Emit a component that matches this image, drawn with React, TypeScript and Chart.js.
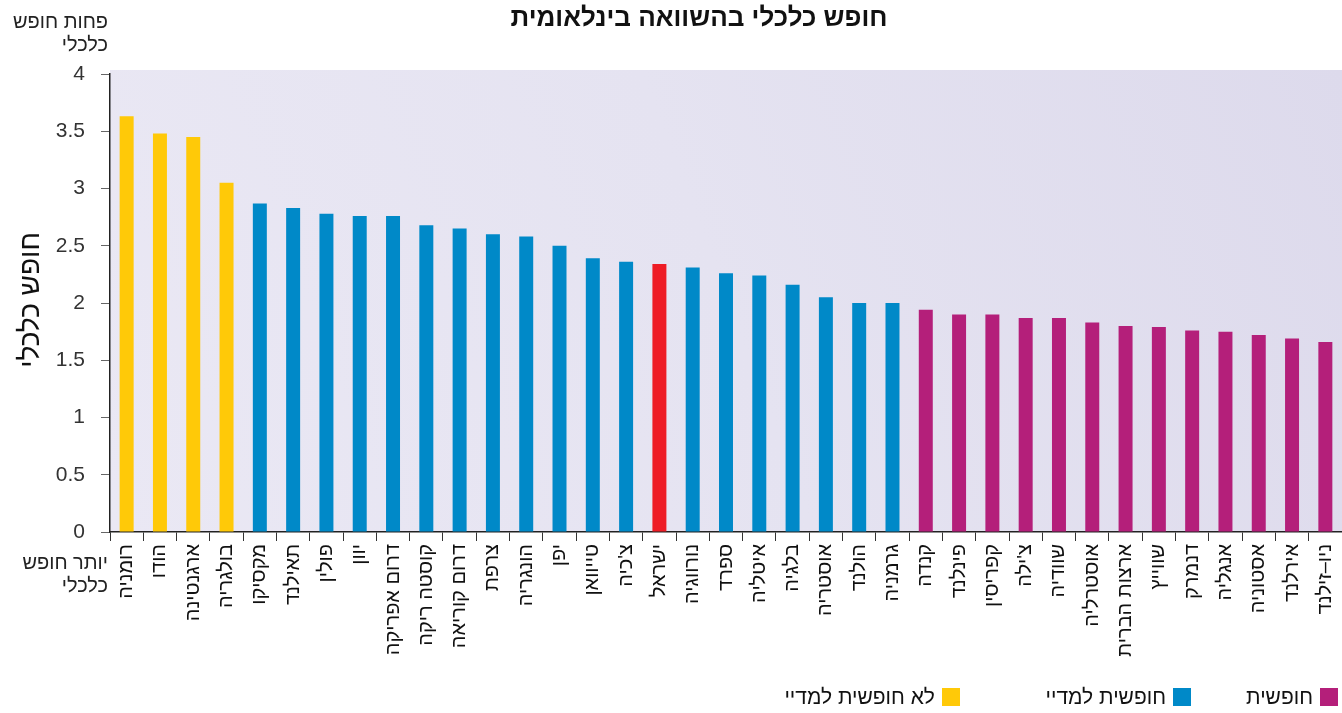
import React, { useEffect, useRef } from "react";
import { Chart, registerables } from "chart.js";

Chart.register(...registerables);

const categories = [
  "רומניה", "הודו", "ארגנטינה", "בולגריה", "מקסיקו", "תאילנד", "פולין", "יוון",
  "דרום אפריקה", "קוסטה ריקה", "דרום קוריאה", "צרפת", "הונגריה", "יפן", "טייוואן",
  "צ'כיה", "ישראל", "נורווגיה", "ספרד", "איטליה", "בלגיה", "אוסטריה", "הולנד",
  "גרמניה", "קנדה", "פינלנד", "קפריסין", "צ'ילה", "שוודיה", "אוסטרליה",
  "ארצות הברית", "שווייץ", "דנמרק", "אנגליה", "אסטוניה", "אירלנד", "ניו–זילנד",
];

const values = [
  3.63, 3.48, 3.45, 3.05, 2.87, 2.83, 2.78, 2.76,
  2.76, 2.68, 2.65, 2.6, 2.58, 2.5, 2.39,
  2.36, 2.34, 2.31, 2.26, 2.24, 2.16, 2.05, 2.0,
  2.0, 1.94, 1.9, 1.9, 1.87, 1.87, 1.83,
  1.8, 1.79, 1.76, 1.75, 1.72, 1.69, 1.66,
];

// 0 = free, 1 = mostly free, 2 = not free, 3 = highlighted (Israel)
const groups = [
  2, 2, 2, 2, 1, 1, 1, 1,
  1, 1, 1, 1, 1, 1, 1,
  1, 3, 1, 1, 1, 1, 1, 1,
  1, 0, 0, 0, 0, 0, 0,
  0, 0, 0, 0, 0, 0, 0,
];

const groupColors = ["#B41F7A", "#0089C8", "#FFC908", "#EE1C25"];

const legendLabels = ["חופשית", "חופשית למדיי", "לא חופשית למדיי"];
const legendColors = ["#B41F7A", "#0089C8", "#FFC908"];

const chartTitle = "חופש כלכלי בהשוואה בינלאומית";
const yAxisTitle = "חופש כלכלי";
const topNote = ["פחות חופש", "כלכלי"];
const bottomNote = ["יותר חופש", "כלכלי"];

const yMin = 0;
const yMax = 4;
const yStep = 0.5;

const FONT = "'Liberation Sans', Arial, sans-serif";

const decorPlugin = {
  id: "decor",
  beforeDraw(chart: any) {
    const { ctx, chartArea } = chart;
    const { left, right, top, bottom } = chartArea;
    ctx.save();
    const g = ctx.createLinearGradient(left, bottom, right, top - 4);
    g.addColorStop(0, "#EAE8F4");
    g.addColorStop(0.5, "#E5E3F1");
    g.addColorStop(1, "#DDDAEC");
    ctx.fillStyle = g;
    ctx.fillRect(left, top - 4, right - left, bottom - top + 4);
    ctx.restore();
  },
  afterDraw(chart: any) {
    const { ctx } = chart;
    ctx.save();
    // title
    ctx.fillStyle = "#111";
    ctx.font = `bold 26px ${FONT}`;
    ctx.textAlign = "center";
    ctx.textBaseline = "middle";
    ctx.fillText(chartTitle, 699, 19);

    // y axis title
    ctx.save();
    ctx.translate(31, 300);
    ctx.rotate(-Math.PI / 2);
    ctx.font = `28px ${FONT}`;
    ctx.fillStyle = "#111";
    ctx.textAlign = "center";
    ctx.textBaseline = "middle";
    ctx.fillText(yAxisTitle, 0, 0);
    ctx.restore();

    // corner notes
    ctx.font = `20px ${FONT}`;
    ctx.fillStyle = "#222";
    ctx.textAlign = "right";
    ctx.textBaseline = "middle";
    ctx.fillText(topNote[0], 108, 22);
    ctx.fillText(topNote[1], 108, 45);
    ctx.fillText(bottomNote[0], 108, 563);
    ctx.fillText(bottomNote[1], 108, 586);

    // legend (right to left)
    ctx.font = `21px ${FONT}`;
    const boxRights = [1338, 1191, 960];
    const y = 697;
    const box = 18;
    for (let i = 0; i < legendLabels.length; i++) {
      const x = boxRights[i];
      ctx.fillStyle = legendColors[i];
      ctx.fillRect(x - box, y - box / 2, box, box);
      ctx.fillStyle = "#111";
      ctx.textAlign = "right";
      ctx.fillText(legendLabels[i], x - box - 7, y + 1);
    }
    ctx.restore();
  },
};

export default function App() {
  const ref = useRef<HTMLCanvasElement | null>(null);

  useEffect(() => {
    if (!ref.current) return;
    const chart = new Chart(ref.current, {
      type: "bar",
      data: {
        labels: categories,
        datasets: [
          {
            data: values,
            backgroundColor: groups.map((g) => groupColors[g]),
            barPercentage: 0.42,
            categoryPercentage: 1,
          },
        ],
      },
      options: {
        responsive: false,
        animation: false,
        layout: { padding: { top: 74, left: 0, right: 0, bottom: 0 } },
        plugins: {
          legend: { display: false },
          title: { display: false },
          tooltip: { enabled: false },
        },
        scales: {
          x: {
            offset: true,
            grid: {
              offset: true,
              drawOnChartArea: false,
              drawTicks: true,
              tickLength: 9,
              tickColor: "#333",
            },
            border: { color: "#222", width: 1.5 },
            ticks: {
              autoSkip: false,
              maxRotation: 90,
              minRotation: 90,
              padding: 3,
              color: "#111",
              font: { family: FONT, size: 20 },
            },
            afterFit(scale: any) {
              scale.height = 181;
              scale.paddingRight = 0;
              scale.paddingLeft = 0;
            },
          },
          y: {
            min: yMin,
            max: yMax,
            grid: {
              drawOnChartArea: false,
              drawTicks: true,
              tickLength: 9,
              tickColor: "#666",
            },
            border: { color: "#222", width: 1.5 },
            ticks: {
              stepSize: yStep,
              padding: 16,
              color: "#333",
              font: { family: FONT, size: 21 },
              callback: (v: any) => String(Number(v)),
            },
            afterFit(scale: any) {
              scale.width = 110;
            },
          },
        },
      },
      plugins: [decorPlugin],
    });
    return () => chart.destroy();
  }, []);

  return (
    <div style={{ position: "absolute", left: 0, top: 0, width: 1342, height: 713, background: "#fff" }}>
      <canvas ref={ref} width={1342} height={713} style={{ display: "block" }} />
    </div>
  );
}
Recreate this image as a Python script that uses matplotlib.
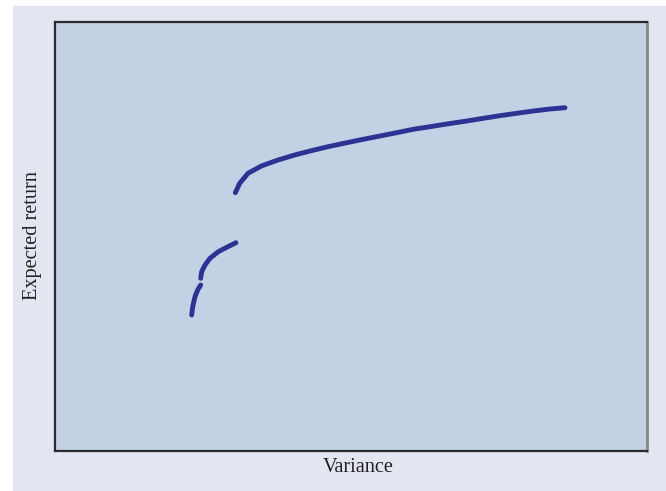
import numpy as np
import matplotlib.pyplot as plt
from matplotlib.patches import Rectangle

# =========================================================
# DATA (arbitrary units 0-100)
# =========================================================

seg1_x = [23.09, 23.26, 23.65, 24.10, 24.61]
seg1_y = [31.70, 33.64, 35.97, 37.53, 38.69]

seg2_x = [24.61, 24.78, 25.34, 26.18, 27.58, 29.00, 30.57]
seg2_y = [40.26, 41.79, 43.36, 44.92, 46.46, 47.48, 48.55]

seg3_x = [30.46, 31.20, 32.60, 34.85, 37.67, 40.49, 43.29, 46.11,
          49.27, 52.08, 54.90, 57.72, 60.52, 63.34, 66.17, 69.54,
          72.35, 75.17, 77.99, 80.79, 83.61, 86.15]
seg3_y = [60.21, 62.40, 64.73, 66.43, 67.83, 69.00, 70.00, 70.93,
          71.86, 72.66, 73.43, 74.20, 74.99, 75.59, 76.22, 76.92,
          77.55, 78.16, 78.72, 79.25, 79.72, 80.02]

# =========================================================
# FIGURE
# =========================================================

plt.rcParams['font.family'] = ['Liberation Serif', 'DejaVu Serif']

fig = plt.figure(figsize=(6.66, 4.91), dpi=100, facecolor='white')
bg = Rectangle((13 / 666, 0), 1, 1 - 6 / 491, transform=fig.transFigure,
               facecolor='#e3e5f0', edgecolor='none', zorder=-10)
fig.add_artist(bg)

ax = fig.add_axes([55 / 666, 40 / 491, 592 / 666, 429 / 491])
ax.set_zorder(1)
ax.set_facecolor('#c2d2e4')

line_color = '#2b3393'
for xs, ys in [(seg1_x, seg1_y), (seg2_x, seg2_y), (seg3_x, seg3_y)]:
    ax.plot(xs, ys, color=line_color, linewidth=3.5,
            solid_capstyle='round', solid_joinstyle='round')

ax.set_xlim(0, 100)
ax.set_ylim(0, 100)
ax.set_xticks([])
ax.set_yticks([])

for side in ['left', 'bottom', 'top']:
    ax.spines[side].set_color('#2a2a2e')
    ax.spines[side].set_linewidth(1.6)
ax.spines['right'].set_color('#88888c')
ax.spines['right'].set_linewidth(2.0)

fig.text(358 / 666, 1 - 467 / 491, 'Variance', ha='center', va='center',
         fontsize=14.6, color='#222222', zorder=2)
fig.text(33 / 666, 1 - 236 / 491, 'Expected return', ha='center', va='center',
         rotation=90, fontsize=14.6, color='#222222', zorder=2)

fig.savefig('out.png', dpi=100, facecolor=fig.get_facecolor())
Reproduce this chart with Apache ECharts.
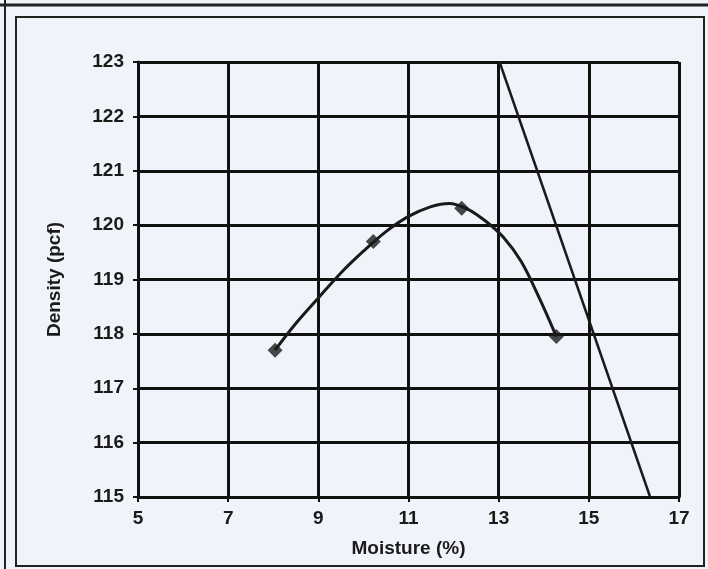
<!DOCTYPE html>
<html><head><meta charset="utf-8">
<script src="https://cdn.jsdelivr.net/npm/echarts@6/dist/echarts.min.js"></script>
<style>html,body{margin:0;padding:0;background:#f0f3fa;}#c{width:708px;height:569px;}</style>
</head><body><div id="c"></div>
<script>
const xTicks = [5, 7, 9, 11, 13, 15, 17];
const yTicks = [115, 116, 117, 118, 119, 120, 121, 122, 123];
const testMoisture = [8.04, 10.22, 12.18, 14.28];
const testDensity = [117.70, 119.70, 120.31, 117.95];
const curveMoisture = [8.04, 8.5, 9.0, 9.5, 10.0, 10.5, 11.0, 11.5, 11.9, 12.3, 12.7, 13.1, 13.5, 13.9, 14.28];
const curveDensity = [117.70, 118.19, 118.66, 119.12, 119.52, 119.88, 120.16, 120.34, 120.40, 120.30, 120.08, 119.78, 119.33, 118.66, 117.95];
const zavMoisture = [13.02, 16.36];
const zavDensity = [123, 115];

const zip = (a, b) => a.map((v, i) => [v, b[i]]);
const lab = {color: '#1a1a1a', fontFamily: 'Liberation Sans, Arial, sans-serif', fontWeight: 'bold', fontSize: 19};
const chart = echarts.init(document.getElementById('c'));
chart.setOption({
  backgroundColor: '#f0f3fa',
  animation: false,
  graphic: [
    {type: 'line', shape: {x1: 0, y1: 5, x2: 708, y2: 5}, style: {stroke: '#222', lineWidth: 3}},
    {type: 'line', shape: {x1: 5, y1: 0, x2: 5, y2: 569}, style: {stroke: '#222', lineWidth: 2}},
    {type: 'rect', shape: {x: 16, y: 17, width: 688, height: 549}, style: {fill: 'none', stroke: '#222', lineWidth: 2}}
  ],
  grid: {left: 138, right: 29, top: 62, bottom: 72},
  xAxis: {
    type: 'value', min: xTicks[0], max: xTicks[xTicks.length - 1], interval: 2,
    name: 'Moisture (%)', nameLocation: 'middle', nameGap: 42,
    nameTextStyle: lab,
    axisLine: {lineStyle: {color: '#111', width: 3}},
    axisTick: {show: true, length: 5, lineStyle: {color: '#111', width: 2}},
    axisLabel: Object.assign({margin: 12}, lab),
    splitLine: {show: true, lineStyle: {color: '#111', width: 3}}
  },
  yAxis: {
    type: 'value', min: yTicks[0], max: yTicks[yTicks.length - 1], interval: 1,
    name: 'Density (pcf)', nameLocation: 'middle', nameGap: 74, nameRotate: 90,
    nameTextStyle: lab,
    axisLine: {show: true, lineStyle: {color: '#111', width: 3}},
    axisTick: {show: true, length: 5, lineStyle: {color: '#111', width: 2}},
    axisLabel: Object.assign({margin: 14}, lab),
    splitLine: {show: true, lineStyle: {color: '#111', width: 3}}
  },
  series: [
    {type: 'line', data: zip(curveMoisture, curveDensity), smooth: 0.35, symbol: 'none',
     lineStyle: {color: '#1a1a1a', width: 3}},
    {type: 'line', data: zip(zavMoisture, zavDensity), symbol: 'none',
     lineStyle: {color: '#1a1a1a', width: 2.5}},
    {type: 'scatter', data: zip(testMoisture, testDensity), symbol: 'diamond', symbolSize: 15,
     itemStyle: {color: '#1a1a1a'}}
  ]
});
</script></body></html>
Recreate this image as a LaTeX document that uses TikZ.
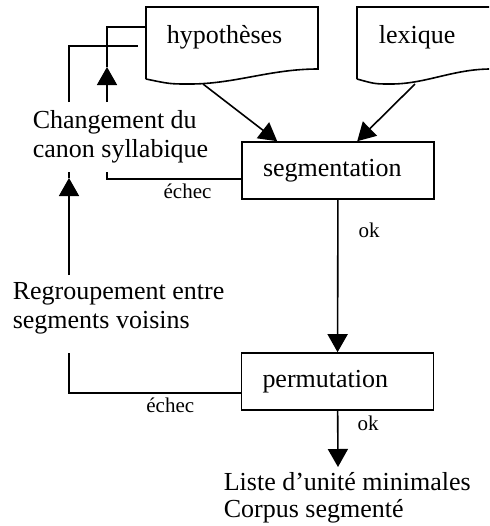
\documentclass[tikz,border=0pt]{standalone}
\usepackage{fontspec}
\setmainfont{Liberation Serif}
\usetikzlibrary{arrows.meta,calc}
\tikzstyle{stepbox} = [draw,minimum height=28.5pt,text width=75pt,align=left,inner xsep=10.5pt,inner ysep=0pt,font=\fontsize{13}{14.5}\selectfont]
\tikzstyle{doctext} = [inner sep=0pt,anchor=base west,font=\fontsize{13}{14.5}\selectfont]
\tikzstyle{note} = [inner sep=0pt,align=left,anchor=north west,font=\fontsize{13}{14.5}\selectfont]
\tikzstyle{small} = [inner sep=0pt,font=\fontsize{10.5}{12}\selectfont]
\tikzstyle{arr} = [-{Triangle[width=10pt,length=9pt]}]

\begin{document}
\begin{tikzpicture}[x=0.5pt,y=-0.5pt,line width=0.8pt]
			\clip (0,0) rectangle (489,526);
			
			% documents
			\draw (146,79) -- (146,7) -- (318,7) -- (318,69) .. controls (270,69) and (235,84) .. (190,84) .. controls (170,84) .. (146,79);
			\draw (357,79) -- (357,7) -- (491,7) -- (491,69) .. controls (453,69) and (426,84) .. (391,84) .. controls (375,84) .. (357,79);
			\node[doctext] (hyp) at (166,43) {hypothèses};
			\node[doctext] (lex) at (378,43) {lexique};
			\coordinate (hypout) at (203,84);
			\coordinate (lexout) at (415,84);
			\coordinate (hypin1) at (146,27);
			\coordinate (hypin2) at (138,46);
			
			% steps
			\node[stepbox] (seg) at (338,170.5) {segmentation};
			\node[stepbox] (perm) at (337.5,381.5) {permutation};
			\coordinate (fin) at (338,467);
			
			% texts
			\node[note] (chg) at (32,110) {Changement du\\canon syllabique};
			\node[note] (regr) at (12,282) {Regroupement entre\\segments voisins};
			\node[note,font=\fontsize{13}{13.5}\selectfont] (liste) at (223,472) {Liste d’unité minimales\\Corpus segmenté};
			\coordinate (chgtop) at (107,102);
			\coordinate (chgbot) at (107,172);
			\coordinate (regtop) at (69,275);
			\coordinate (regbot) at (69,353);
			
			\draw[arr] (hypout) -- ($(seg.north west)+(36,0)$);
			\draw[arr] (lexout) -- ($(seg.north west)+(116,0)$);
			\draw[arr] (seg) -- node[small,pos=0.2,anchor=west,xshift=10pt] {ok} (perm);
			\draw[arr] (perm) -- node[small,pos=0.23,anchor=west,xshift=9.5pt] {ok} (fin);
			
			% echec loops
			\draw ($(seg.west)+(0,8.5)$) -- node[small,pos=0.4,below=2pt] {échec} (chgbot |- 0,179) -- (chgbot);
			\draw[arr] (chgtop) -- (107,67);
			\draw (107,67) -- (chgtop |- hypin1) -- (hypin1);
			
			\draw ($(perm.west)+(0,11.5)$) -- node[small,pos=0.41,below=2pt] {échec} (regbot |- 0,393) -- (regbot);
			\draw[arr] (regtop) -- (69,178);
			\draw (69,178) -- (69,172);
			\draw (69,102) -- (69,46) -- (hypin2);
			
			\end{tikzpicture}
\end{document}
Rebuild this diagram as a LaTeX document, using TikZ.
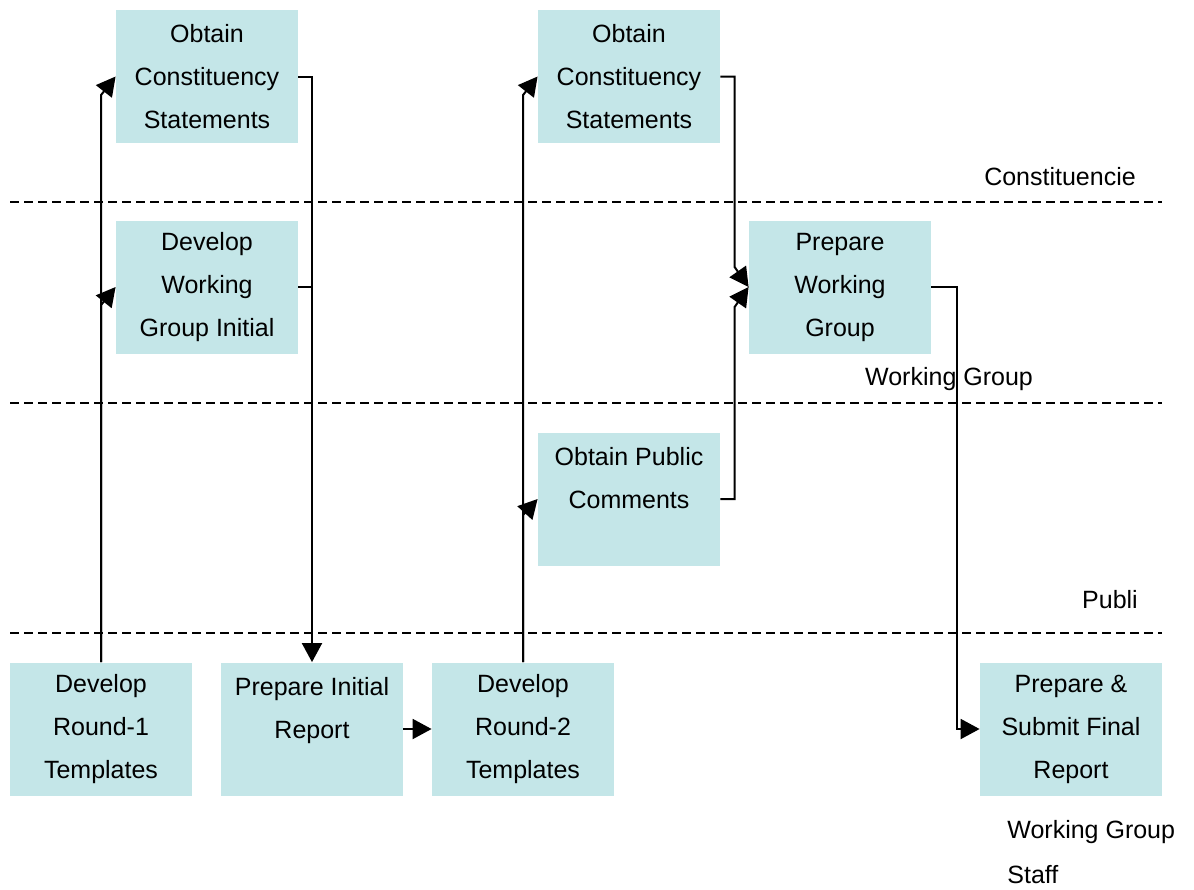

==============================

__AIM OF THE TASK__
Return each line of the data that contains the string "uses".

__RESULT FOR THIS TASK__
Recreate this image as a Python script that uses matplotlib.
Recreate this image as a LaTeX document that uses TikZ.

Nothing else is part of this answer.